The atomic icebreaker became a true forge of professionals for the whole atomic fleet. 1327 specialists were trained on board the icebreaker during the first 20 years. They then got their positions on other atomic icebreakers and in Atomflot divisions. Those people continued and further developed the good traditions of atomic icebreaking fleet which were formed onboard Lenin. The names of captain Pavel Ponomarev, Boris Sokolov, chief mechanic Alexander Sledzyuk are forever written into the history book of Arctic exploration. Atomic icebreaker Lenin became the museum of a civil vessel with a nuclear power plant. She was berthed at the seaport of Murmansk on May 05, 2009 and is now open for public.

Atomic Icebreaker Arktika
Destination North Pole

icebreaker Arktika On August 17, 1977 icebreaker Arktika was the first to reach the North Pole sailing in ice on her own. The dream of many seafarers all over the world came true. The task comparable to the mans travel to space was successfully completed by the crew of the icebreaker with the most powerful, effective and clean power plant assembled of two atomic reactors. On September 14, 1977 atomic icebreaker Arktika was awarded the Order of October Revolution. Arktika has performed many other remarkable voyages that changed cardinally the approach to Arctic navigation. The experimental voyage together with the icebreaker Murmansk to the Yamal Peninsula in February 1977 is among them. The most difficult but successfully done were the operations aimed at freeing cargo vessels from the heaviest ice grip in the Chukchi Sea in autumn 1983 when ice conditions in the eastern part of the Arctic were the hardest faced in 20th century. At different times the icebreaker was commanded by the distinguished captains Yuriy Kuchiev, Vasiliy Golokhvastov and Anatoliy Lamehov.

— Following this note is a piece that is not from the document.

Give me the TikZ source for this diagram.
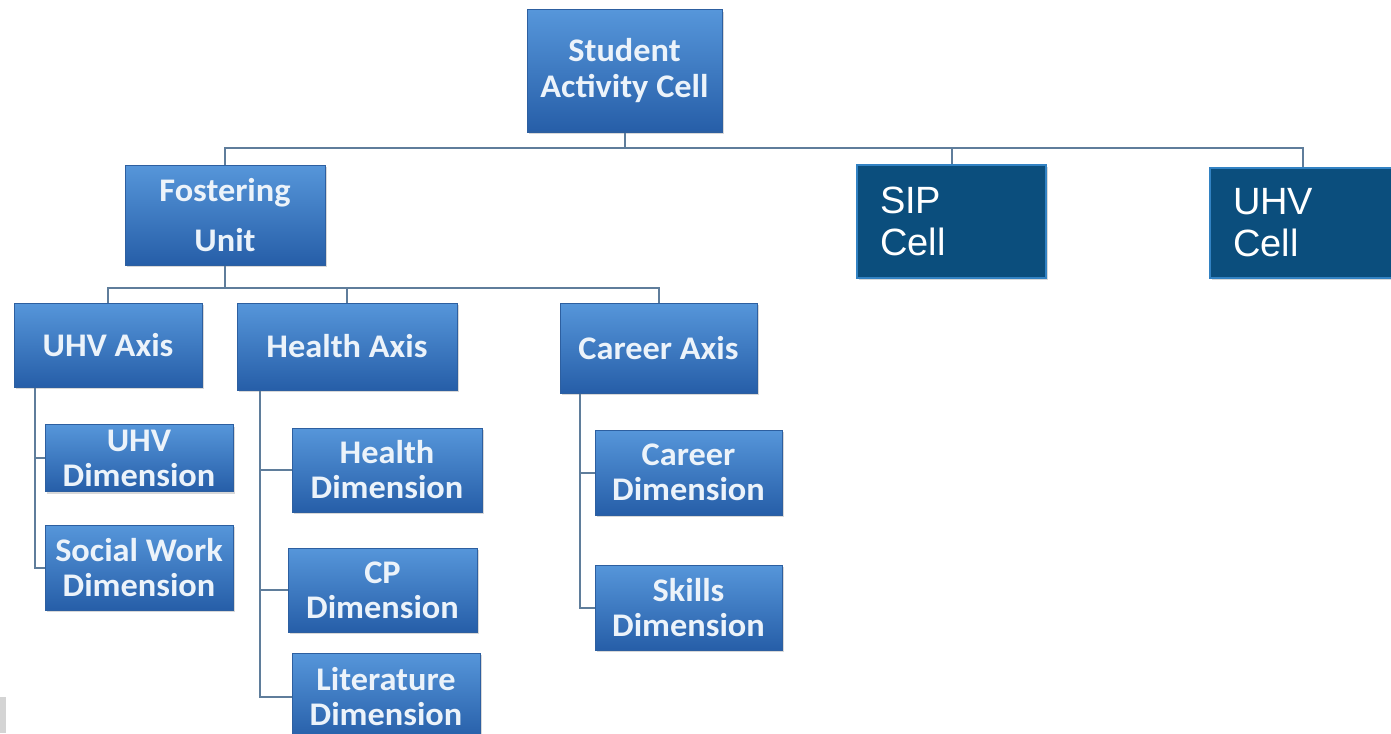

Atomic lighter and container carrier Sevmorput
A unique atomic cargo vessel

atomic lighter Sevmorput This cargo vessel with a nuclear power plant was not the first one, but she is the only operational atomic transport vessel at present. The predecessor of Sevmorput, US atomic cargo and passenger vessel Savanna, was converted into a museum. German cargo vessel Otto Hahn lost the status of atomic vessel for the reason of being economically inefficient.

It was proven during the first years of operations on the route Odessa Vietnam Vladivostok and others that atomic lighter carrier Sevmorput can work in any part of the World Ocean. Frequent checks carried out on Sevmorput against her compliance with IMO safety requirements produced positive conclusions. For some years the unique vessel was transporting cargoes on the Northern Sea Route between Murmansk and Dudinka thus substituting 2-3 specialized bulkers.